Any attempt to tie NHS spending rigidly to revenues from a particular tax would be doomed to failure. For example, if NICs were hypothecated to NHS spending, expenditure on the NHS would have to be cut in a recession, or NICs – which are effectively a tax on jobs – would have to be raised. Either course would almost certainly be sheer folly.


NHS funding can’t be addressed without considering complications arising from devolution.

The UK Government is responsible for the NHS in England. However, responsibility for NHS services in Scotland and Wales rests with their respective devolved administrations, and the same would be true for Northern Ireland were its Assembly not currently suspended.

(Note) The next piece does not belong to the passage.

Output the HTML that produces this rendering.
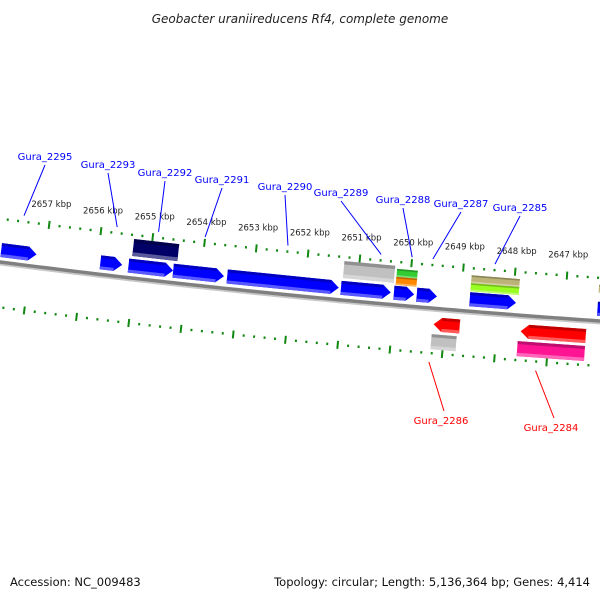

If the Chancellor were to increase income tax rates, these would apply to all income of taxpayers in England and Northern Ireland. In Scotland where the Scottish income tax applies, and in Wales where the Welsh rates of income tax will apply from April 2019, Westminster’s increased income tax rates would not be levied on earnings, pensions or property income – but would apply to savings and dividend income.

These regional variations would make income tax a blunt instrument for raising additional NHS funding. While adjustments would be made to the block grants paid by Westminster to fund public spending in Scotland and Wales, the Scottish Parliament and the Welsh Assembly might, or might not, choose to follow Westminster and increase their income tax rates.

If VAT rates were raised, devolution would also impact on the end result. From April 2019 receipts from the first 10p of standard rate VAT and the first 2.5p of reduced rate VAT in Scotland will be assigned to the Scottish Government, with an appropriate adjustment to the Scottish block grant.

If the Chancellor were to increase rates of NICs, which are reserved to Westminster and apply to all UK employers and earners, and perhaps extend these to workers over state pension age, the burden would be spread across all UK employers and the entire working population in what might arguably be an equitable way. However, this ‘NHS tax’ would have a knock-on effect in boosting the block grants by sums which the devolved administrations would not be obliged to spend on the NHS, but could spend in any way they chose.

Social care would need to be addressed separately. England, Scotland, Wales and Northern Ireland have their own specific systems of private and publicly funded social care, with differing policies and priorities, funded in varying degrees by the NHS and by local authorities.

Generally, as a result of devolution, there would be an absence of clarity. Taxpayers would not necessarily understand which NHS services they were funding, and the resulting lack of accountability would be undesirable.

Weighing up the options

If a long-term cure for the NHS finances could be found, it would likely involve substantial increases in funding, painful cost-cutting, or swingeing reorganisation measures – and very possibly a mixture of all three.

Votes matter to minority governments. Voters don’t like tax rises but might be persuaded that the NHS is a particularly worthy cause, so politicians could be tempted to dress up a tax hike as a hypothecated NHS tax. For the reasons I’ve outlined above, it is unlikely to prove a satisfactory solution.

We may not learn more until the Chancellor’s annual Budget in November, when uncertainties around the terms of Brexit are more likely to be top of the Westminster agenda, so perhaps the ailing NHS will get no more than a sticking plaster at that stage.